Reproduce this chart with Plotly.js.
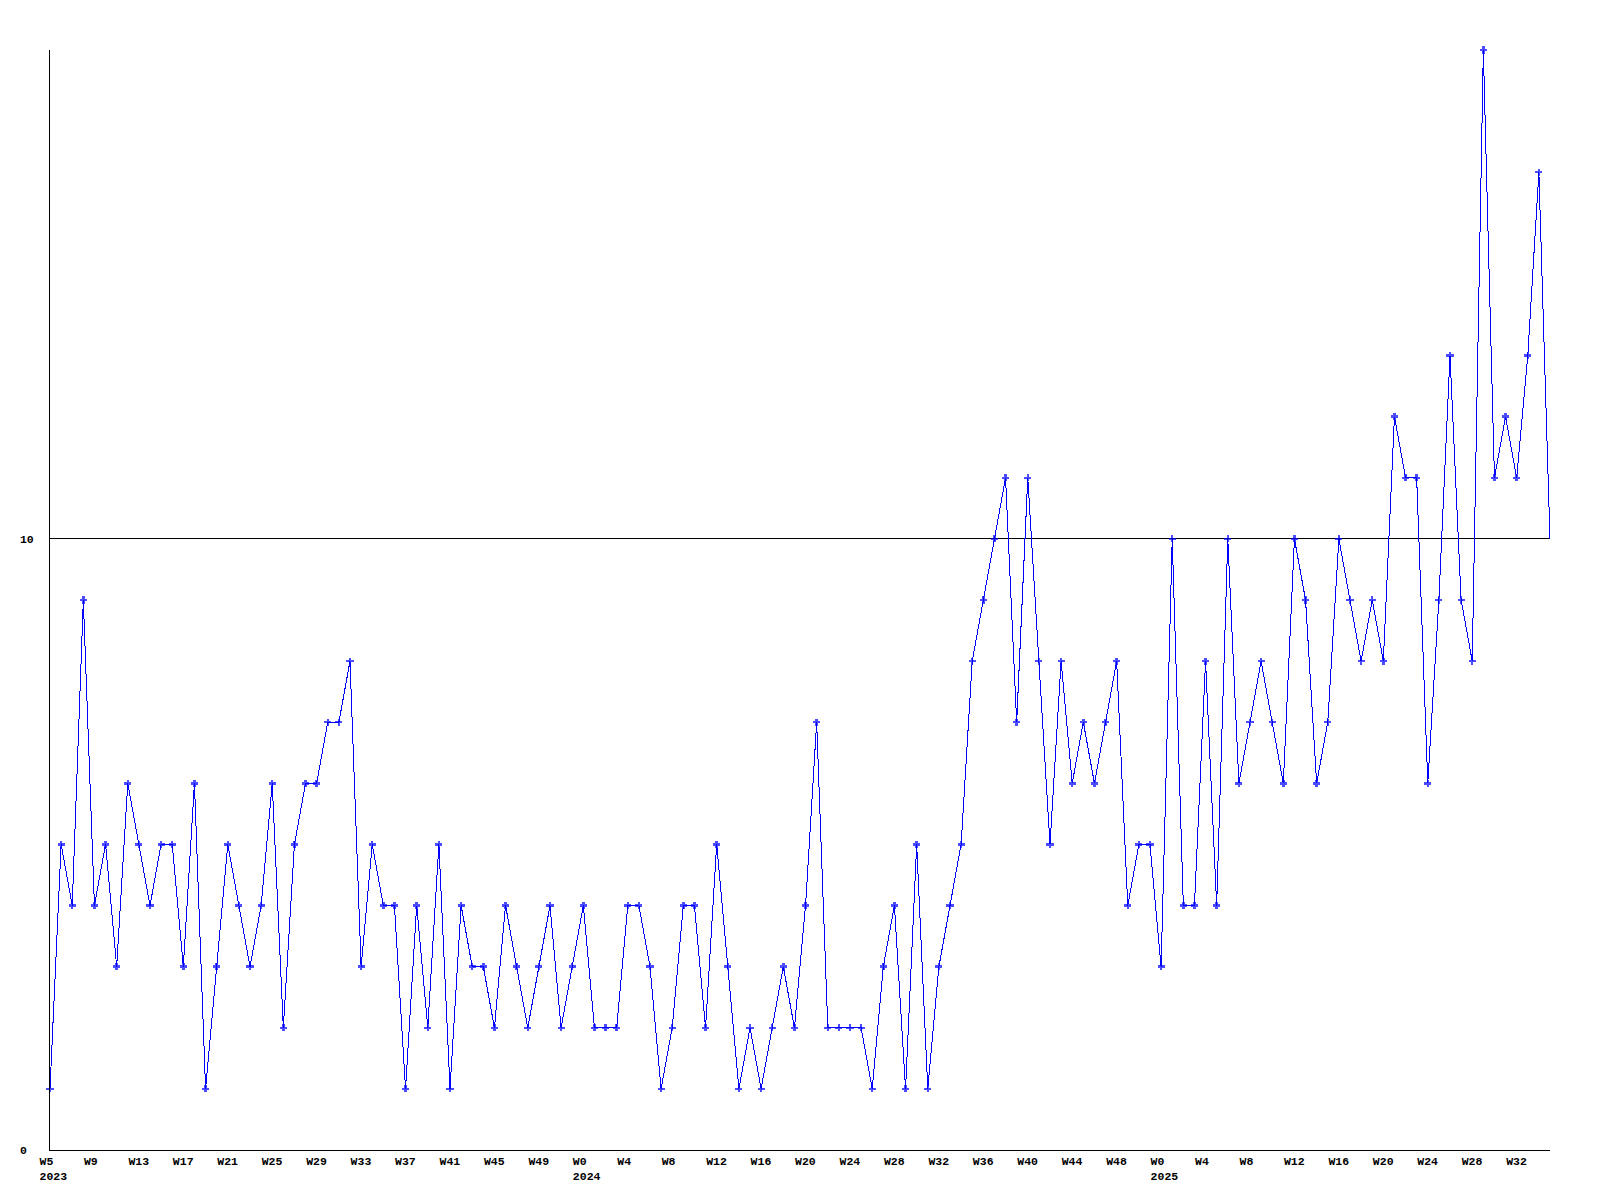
<!DOCTYPE html>
<html>
<head>
<meta charset="utf-8">
<script src="https://cdn.plot.ly/plotly-3.0.1.min.js"></script>
<style>
html,body{margin:0;padding:0;background:#fff;}
#chart{width:1600px;height:1200px;}
#chart .scatterlayer path{shape-rendering:crispEdges;}
#chart .xlines-above, #chart .ylines-above, #chart .gridlayer path{shape-rendering:crispEdges;}
</style>
</head>
<body>
<div id="chart"></div>
<script>
// Weekly counts, one value per week, starting at W5 2023
const weeklyCounts = [
  1,5,4,9,4,5,3,6,5,4,
  5,5,3,6,1,3,5,4,3,4,
  6,2,5,6,6,7,7,8,3,5,
  4,4,1,4,2,5,1,4,3,3,
  2,4,3,2,3,4,2,3,4,2,
  2,2,4,4,3,1,2,4,4,2,
  5,3,1,2,1,2,3,2,4,7,
  2,2,2,2,1,3,4,1,5,1,
  3,4,5,8,9,10,11,7,11,8,
  5,8,6,7,6,7,8,4,5,5,
  3,10,4,4,8,4,10,6,7,8,
  7,6,10,9,6,7,10,9,8,9,
  8,12,11,11,6,9,13,9,8,18,
  11,12,11,13,16,10
];

// Tick labels, one every 4 weeks
const tickWeeks = [
  'W5','W9','W13','W17','W21','W25','W29','W33','W37','W41','W45','W49',
  'W0','W4','W8','W12','W16','W20','W24','W28','W32','W36','W40','W44','W48',
  'W0','W4','W8','W12','W16','W20','W24','W28','W32'
];
const tickYears = [
  '2023','','','','','','','','','','','',
  '2024','','','','','','','','','','','','',
  '2025','','','','','','','',''
];
const yTickValues = [0, 10];
const yTickLabels = ['0\u00a0', '10'];

const TICK_STEP = 4;
const xIdx = weeklyCounts.map((_, i) => i);
const tickvals = tickWeeks.map((_, k) => k * TICK_STEP);
const ticktext = tickWeeks.map((w, k) => tickYears[k] ? w + '<br>' + tickYears[k] : w);
const markerSizes = weeklyCounts.map((_, i) => i === weeklyCounts.length - 1 ? 0 : 6);

const font = {family: 'Liberation Mono, DejaVu Sans Mono, monospace', size: 11.5, color: '#000', weight: 'bold'};

Plotly.newPlot('chart', [{
  type: 'scatter',
  mode: 'lines+markers',
  x: xIdx,
  y: weeklyCounts,
  line: {color: '#0000ff', width: 1},
  marker: {symbol: 'cross', size: markerSizes, color: '#0000ff', line: {width: 0}},
  cliponaxis: false,
  hoverinfo: 'skip'
}], {
  width: 1600,
  height: 1200,
  margin: {l: 50, r: 50, t: 50, b: 50},
  paper_bgcolor: '#fff',
  plot_bgcolor: '#fff',
  showlegend: false,
  xaxis: {
    range: [0, weeklyCounts.length - 1],
    showline: true, linecolor: '#000', linewidth: 1,
    showgrid: false, zeroline: false,
    tickmode: 'array', tickvals: tickvals, ticktext: ticktext,
    ticks: '',
    ticklabelposition: 'outside right',
    ticklabelshift: -11,
    tickfont: font
  },
  yaxis: {
    range: [0, 18],
    showline: true, linecolor: '#000', linewidth: 1,
    showgrid: true, gridcolor: '#000', gridwidth: 1,
    zeroline: false,
    tickmode: 'array', tickvals: yTickValues, ticktext: yTickLabels,
    ticks: '',
    ticklabelstandoff: 13,
    tickfont: font
  }
}, {displayModeBar: false, staticPlot: true});
</script>
</body>
</html>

- - - -

Exercise objective: Note every line above where the string "chart" shows up, and copy those lines.

The solution:
Reproduce this chart with Plotly.js.
#chart{width:1600px;height:1200px;}
#chart .scatterlayer path{shape-rendering:crispEdges;}
#chart .xlines-above, #chart .ylines-above, #chart .gridlayer path{shape-rendering:crispEdges;}
<div id="chart"></div>
Plotly.newPlot('chart', [{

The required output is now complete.